No keyboard is a huge deal for me. How am I to use SSH to log into my servers from the road? The on-screen keyboard on the 770 just wasn't cutting it.

The 770 has no built in communications besides wifi, either. If I'm going to carry around a brick the size of the 770 and all I can use for network access is wifi, I may as well just grab my MacBook Pro.

Also, I have yet to find a groupware solution for the 770 that works anywhere near as well as WM5. I need to be able to connect to my corporate Exchange server and synchronize e-mail, calendar, and contact information. With WM5, I even get true "push" e-mail. And, since the Apache can connect via USB/WiFi/EVDO/GPRS, I can connect from practically anywhere at any time.

And, (I'm still very bitter about this) I can't get my dang 770 on the wifi network where I work. They do 802.11x with WEP (don't ask why) here and the 770 is incapable of this. I had my Apache running WM5 on the corporate wifi network in about 2 minutes.

There's also no software for Maemo. For the last year or so, I have been following the Maemo related blogs and the application catalog at maemo.org waiting for the "killer apps" to come, but very slow progress is being made, especially considering that it's supposed to be so easy to "port" *nix/X11/GTK+ apps to Maemo.

(To make the software situation worse, they changed binary formats on me between the OS 2005 and OS 2006 releases of the 770 firmware. Important software that I had used on 2005 was never ported to 2006 by the authors, and I was even more upset with Maemo because now I had actually lost functionality during an upgrade.)

Also, the 770 is slow as molasses. The processor in the 770 is half the speed of the Apache, and I can overclock the Apache to 150% of it's stock clock speed. I don't think Nokia gave the 770 enough memory for Linux either. So I was always starved for memory on the 770.

I realize that most of these points have to do with the hardware, and not the OS. But, what good is a great OS that only comes on lousy hardware?

As much as I hate to admit it, WM5 has been doing a great job at being my phone/PDA/internet-terminal, and the 770 was an incredible disappointment.

But, to each his own...

Reply Parent Score: 2

RE[4]: I don't want one :-)
by tmack on Fri 22nd Dec 2006 15:01 in reply to "RE[3]: I don't want one :-)"
tmack Member since:
2006-04-11

Yeah, my opinion is the complete opposite, other than the 770 being underpowered.

I don't mind the 770 form factor... seems great to me.
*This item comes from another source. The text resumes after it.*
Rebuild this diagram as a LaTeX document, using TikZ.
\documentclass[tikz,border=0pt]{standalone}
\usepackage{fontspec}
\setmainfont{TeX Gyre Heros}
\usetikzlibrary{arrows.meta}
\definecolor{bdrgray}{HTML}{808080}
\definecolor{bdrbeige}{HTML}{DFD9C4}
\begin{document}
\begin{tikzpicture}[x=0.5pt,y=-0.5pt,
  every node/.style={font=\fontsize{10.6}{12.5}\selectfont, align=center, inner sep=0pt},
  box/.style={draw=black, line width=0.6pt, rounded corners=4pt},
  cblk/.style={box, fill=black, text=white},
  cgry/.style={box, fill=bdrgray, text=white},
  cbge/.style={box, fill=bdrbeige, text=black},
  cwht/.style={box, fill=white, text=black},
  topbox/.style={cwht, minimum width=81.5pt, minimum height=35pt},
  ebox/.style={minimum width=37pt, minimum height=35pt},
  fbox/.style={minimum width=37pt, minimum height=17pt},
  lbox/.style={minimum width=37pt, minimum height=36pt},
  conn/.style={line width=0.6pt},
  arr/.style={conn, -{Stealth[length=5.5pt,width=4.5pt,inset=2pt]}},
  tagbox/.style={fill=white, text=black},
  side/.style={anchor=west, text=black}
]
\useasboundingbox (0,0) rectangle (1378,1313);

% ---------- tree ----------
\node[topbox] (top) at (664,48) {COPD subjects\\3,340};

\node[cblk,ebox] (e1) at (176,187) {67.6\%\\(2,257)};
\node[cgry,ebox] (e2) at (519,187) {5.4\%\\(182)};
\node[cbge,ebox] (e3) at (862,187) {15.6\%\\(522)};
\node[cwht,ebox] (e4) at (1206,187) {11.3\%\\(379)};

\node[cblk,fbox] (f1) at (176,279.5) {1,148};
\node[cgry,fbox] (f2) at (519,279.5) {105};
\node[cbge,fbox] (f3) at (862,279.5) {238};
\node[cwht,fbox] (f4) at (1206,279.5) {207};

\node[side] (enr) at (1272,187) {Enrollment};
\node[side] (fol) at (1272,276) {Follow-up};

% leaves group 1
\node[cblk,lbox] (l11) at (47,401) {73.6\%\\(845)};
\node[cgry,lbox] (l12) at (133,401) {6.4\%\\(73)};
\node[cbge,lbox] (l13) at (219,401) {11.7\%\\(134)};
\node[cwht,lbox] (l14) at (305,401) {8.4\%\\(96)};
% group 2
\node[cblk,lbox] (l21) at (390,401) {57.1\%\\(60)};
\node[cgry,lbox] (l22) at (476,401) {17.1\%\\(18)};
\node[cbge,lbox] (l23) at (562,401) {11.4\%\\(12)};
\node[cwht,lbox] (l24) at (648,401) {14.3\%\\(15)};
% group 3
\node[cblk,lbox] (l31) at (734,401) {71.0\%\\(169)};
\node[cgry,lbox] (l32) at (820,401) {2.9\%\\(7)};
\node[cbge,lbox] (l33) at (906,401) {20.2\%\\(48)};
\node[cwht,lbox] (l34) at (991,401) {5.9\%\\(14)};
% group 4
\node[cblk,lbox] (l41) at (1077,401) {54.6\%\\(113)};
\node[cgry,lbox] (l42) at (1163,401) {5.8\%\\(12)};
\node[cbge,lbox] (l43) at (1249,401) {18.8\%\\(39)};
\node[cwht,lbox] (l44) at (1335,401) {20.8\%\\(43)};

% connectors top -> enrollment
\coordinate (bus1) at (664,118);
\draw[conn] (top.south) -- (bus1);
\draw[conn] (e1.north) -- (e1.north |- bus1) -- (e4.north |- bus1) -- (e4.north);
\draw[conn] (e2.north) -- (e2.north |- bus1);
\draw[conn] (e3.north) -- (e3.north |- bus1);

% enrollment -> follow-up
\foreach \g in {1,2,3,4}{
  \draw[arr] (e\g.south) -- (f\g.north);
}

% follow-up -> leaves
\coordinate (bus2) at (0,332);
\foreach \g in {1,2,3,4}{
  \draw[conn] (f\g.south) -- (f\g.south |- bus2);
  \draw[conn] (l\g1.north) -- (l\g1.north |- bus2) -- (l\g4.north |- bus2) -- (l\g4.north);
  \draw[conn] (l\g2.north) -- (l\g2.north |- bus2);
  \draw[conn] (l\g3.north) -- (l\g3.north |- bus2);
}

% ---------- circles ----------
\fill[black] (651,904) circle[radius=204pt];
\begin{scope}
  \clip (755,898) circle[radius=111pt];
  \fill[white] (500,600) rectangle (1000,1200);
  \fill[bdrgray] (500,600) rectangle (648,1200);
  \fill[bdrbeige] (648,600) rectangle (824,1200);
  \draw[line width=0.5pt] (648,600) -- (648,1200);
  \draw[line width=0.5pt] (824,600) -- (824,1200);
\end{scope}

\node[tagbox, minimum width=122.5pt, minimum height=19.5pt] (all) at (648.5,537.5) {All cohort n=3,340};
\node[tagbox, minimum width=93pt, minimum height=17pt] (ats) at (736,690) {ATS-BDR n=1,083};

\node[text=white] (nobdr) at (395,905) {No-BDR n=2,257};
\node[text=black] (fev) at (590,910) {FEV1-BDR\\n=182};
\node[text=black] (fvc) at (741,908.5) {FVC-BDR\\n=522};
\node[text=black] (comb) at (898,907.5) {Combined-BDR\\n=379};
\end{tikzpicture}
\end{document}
It doesn't have that giant PDA feel that every Windows Mobile PDA device seems to have.

I fine the screen perfect for SSH sessions and the osso xterminal application works great.
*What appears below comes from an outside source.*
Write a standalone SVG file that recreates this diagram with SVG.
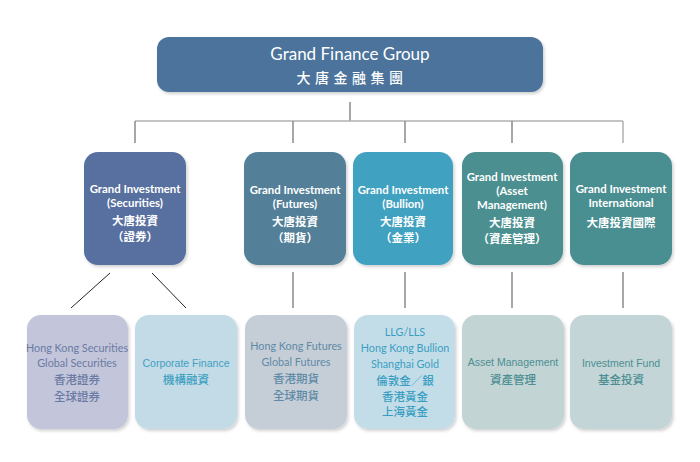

I'm not sure why having only wifi and bluetooth is a problem... I'm not sure why you'd want ethernet or some type of wired connection in a hand held device.

If you're having problems connecting to a WEP protected network with the Nokia, you're doing something wrong or you have bad hardware (either a defective 770 or AP or both).

There's a ton of software for the Nokia, but it's not a Microsoft product, so you're definately not going to get exchange functionality. But I'd hardly blame the Nokia for not being able to connect to some proprietary network service. That's like complaining that it can't connect to Windows Update... it's stupid.

If your Windows CE PDA is doing better at being a terminal than the Nokia 770, either you are doing something really, really wrong or you have a bad unit.

Reply Parent Score: 2

RE[5]: I don't want one :-)
by signals on Fri 22nd Dec 2006 15:53 in reply to "RE[4]: I don't want one :-)"
signals Member since:
2005-07-08

I'm not sure why having only wifi and bluetooth is a problem... I'm not sure why you'd want ethernet or some type of wired connection in a hand held device.

I don't want a wired connection. I want a wireless connection that I can use anywhere, not just in a wifi hotspot. My Apache gives me just that on Sprint's EVDO network.

If you're having problems connecting to a WEP protected network with the Nokia, you're doing something wrong or you have bad hardware (either a defective 770 or AP or both).

I'd give you the bug number, but I'm too lazy to look it up now. But, the 770 supports 802.11x with WSA, and supports WEP without 802.11x, but does not support 802.11x with WEP. It's an unusual configuration for a wifi network, and I don't know why our data security and telecom folks decided to use it, but the 770 doesn't support it, and I'm not the only one who is having trouble.

There's a ton of software for the Nokia, but it's not a Microsoft product, so you're definately not going to get exchange functionality. But I'd hardly blame the Nokia for not being able to connect to some proprietary network service.

It's not about blame. I'm not blaming anyone. I'm just comparing 2 products based on my (and the typical corporate user's) needs. It's really not the Nokia's fault that it doesn't integrate well with Exchange, but it still doesn't integrate well with Exchange. So, the WM5 device is a better fit for a corporate Exchange user.

Oh, and as far as software, is there much more than is listed on this page?

http://maemo.org/maemowiki/ApplicationCatalog2006

Otherwise, I wouldn't call that a "ton of software."

If your Windows CE PDA is doing better at being a terminal than the Nokia 770, either you are doing something really, really wrong or you have a bad unit.

Well, the Nokia can't do RDP (at least not very well, no text input, etc.) so I can't log into the Windows servers in my server room. (If I had a choice they WOULD NOT run Windows, but some of the software our business needs dictate can only be run on Windows.)

Also, while the screen on the 770 makes the SSH session nicer because I can do a full-sized terminal, the lack of a real keyboard makes things very difficult for me. I can't type very quickly with the stylus-based keyboard, or the on screen thumb-board. A HW keyboard is a SERIOUS asset.

Believe me, I REALLY REALLY tried to like the Maemo device. I am, and always will be, a Unix geek. But the system just didn't work as well as I was hoping.

I also REALLY REALLY tried not to like the WM5 device, because I really don't like Microsoft very much. But, after owning and using Psions (way back in the day), Palms, Symbian smartphones, the Maemo based 770, and my HTC Apache, WM5 wins on overall functionality and suitability for my day-to-day-tasks.

Again.. To each his own. If you like your 770 best, then by all means use it. But, I can say for certain that not EVERYONE will agree.